Over a time, I will share more about my ancestry. Is incredibly diverse and it is so frustrating that so many people are willing to deny their roots. It was proven by a scientist a couple of years ago that everybody in the world is related to each other within twenty five generations, for me and my father’s maternal line, twenty five generations is around the 9th Century and this scientist says that anyone who was alive in the ninth Century AD are ancestors of everyone currently living in the world today.
Consequently my father’s maternal line is the furthest I am able to go back to, because of its royal links; I am descended with only seven daughter lines (removals I believe they are called) to Henry the 1st of France and Anne of Kiev therefore my ancestry there goes back a long way into 555AD to a man named Charibert of Hesbaye. My mother’s paternal family is difficult to follow because my great grandfather was workhouse born and raised.

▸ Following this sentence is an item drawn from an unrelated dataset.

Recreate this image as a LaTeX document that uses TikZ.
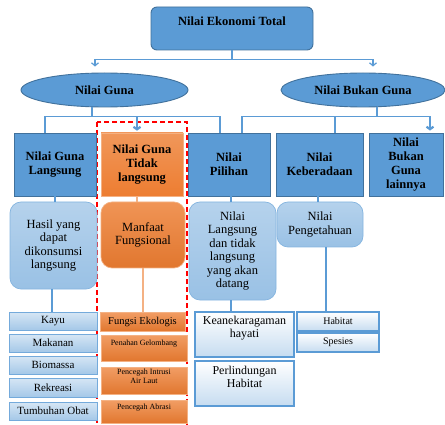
\documentclass[tikz,border=0pt]{standalone}
\usepackage{fontspec}
\setmainfont{Liberation Serif}
\usetikzlibrary{shapes.geometric,arrows.meta,shadows}
\definecolor{bleu}{HTML}{5B9BD5}
\definecolor{bleufonce}{HTML}{41719C}
\definecolor{orangevif}{HTML}{ED7D31}
\definecolor{orangepale}{HTML}{F4B183}
\tikzset{
  gras/.style={font=\fontsize{12.5}{14}\selectfont\bfseries, align=center, inner sep=0pt},
  sommet/.style={gras, rectangle, rounded corners=6pt, draw=bleufonce, fill=bleu, line width=0.9pt,
    minimum width=162pt, text height=19pt, text depth=24pt},
  ovale/.style={gras, ellipse, draw=bleufonce, fill=bleu, line width=0.9pt, minimum height=34pt},
  entete/.style={gras, rectangle, draw=bleufonce, fill=bleu, line width=0.9pt, minimum height=63pt},
  entetorange/.style={gras, rectangle, draw=orangepale, top color=orangevif!80, bottom color=orangevif,
    line width=0.6pt, minimum height=63pt},
  bulle/.style={rectangle, rounded corners=11pt, draw=bleu!75, top color=bleu!45, bottom color=bleu!62,
    line width=0.7pt, align=center, inner sep=0pt, font=\fontsize{12.5}{13.5}\selectfont},
  bulleorange/.style={bulle, draw=orangepale, top color=orangevif!82, bottom color=orangevif!95!black},
  liste/.style={rectangle, draw=bleu!85, top color=bleu!25, bottom color=bleu!55, line width=0.7pt,
    minimum width=88pt, minimum height=18pt, inner sep=0pt, font=\fontsize{11}{12}\selectfont},
  listeorange/.style={rectangle, draw=orangepale, top color=orangevif!75, bottom color=orangevif!95!black,
    line width=0.5pt, minimum width=86pt, inner sep=0pt, align=center, font=\fontsize{8}{9.5}\selectfont},
  cadreombre/.style={rectangle, draw=bleu, top color=white, bottom color=bleu!35, line width=1.1pt,
    drop shadow={shadow xshift=1pt, shadow yshift=-1pt, opacity=0.25},
    align=center, inner sep=0pt, font=\fontsize{12}{13}\selectfont},
  lien/.style={draw=bleu, line width=1.2pt},
  lienorange/.style={draw=orangepale, line width=1.2pt},
  fleche/.style={lien, -{Straight Barb[length=3pt,width=7pt]}},
  grossefleche/.style={draw=bleu, line width=2.2pt, -{Straight Barb[length=2.5pt,width=7pt]}},
  pointille/.style={draw=red, line width=1.2pt, dash pattern=on 5pt off 3pt}
}
\begin{document}
\begin{tikzpicture}[x=1pt,y=-1pt]
  \useasboundingbox (0,0) rectangle (445,425);
  %Cadre rouge
  \draw[pointille] (97,122) rectangle (187,430);

  %Niveau 1
  \node[sommet] (total) at (232,28.5) {Nilai Ekonomi Total};
  \node[ovale, minimum width=167pt] (guna) at (104.5,90) {Nilai Guna};
  \node[ovale, minimum width=164pt] (bukan) at (363,90) {Nilai Bukan Guna};

  %Niveau 2
  \node[entete, minimum width=82pt] (gl) at (55,164.5) {Nilai Guna\\Langsung};
  \node[entetorange, minimum width=82pt] (gtl) at (142,164.5) {Nilai Guna\\Tidak\\langsung};
  \node[entete, minimum width=82pt] (pil) at (229,164.5) {Nilai\\Pilihan};
  \node[entete, minimum width=87pt] (keb) at (319.5,164.5) {Nilai\\Keberadaan};
  \node[entete, minimum width=74pt] (lain) at (406,164.5) {Nilai\\Bukan\\Guna\\lainnya};

  %Niveau 3
  \node[bulle, minimum width=87pt, minimum height=87pt] (hasil) at (53.5,245.5) {Hasil yang\\dapat\\dikonsumsi\\langsung};
  \node[bulleorange, minimum width=84pt, minimum height=66pt] (manfaat) at (143,235) {Manfaat\\Fungsional};
  \node[bulle, minimum width=87pt, minimum height=98pt] (nls) at (232.5,251) {Nilai\\Langsung\\dan tidak\\langsung\\yang akan\\datang};
  \node[bulle, minimum width=86pt, minimum height=45pt] (penget) at (320,224.5) {Nilai\\Pengetahuan};

  %Niveau 4
  \node[liste] (kayu) at (53,321) {Kayu};
  \node[liste] (makanan) at (53,343) {Makanan};
  \node[liste] (biomassa) at (53,365) {Biomassa};
  \node[liste, minimum height=19pt] (rekreasi) at (53,387.5) {Rekreasi};
  \node[liste] (obat) at (53,411) {Tumbuhan Obat};
  \node[listeorange, minimum width=85pt, minimum height=19pt, font=\fontsize{10.5}{12}\selectfont] (fungsi) at (142.5,321.5) {Fungsi Ekologis};
  \node[listeorange, minimum height=26pt, text depth=10pt] (penahan) at (144,348) {Penahan Gelombang};
  \node[listeorange, minimum height=27pt, text depth=9pt] (intrusi) at (144,380.5) {Pencegah Intrusi\\Air Laut};
  \node[listeorange, minimum height=23pt, text depth=9pt] (abrasi) at (144,411.5) {Pencegah Abrasi};
  \node[cadreombre, minimum width=99pt, minimum height=45pt, text depth=14.5pt] (kean) at (244.5,334.5) {Keanekaragaman\\hayati};
  \node[cadreombre, minimum width=99pt, minimum height=45pt, text depth=12.5pt] (perl) at (244.5,383.5) {Perlindungan\\Habitat};
  \node[cadreombre, minimum width=82pt, minimum height=19pt, font=\fontsize{10}{11}\selectfont] (habitat) at (338,321.5) {Habitat};
  \node[cadreombre, minimum width=82pt, minimum height=19pt, font=\fontsize{10}{11}\selectfont] (spesies) at (338,342.5) {Spesies};

  %Liaisons du sommet
  \draw[lien] (total.south) -- ++(0,9) coordinate (t1);
  \draw[fleche] (t1) -| ([xshift=-9.5pt,yshift=6pt]guna.north);
  \draw[fleche] (t1) -| ([xshift=10pt,yshift=6pt]bukan.north);

  %Liaisons Nilai Guna
  \draw[lien] ([xshift=-12.5pt]guna.south) -- ++(0,9) coordinate (g1);
  \draw[lien] ([xshift=-10pt]gl.north) |- ([xshift=-9pt]pil.north |- g1) -- ([xshift=-9pt]pil.north);
  \draw[grossefleche] ([xshift=-5pt]gtl.north |- g1) -- ([xshift=-5pt,yshift=2pt]gtl.north);

  %Liaisons Nilai Bukan Guna
  \draw[lien] ([xshift=14pt]bukan.south) -- ++(0,9) coordinate (b1);
  \draw[lien] ([xshift=13pt]pil.north) |- ([xshift=24pt]lain.north |- b1);
  \draw[lien] ([xshift=15.5pt]keb.north) -- ([xshift=15.5pt]keb.north |- b1);
  \draw[grossefleche] ([xshift=24pt]lain.north |- b1) -- ([xshift=24pt,yshift=2pt]lain.north);

  %Liaisons vers les niveaux 3 et 4
  \draw[lien] (gl.south) -- (gl.south |- hasil.north);
  \draw[lienorange] ([xshift=-5pt]gtl.south) -- ([xshift=-5pt]gtl.south |- manfaat.north);
  \draw[lien] ([xshift=2pt]pil.south) -- ([xshift=2pt]pil.south |- nls.north);
  \draw[lien] ([xshift=-1.5pt]keb.south) -- ([xshift=-1.5pt]keb.south |- penget.north);
  \draw[lien] ([xshift=-1.5pt]hasil.south) -- ([xshift=-1.5pt]hasil.south |- kayu.north);
  \draw[lienorange] (manfaat.south) -- (manfaat.south |- fungsi.north);
  \draw[lien] ([xshift=-1.5pt]nls.south) -- ([xshift=-1.5pt]nls.south |- kean.north);
  \draw[lien] ([xshift=6pt]penget.south) -- ([xshift=6pt]penget.south |- habitat.north);
\end{tikzpicture}
\end{document}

So, forgive me for upsetting you – if you believe mixed relations should never happen and you feel personally affronted by any other race, religion or class, just remember this – we are all cousins, you are hating on family that you don’t personally know, people who could benefit you and make you happy, if only you thought differently.
The amounts of amazing people you would deny to be your best friend, your carer, your support, your doctor, your nurse, your family, it is such a shame. Because I do believe everybody in the world is my cousin.
I don’t share my ancestry for bragging rights – I share it to show the world we really are all related – I research to try and prove it, I am tired of mindless discrimination and family denying family enough to delete them from family trees and their families verbal memories, it is time to change the world!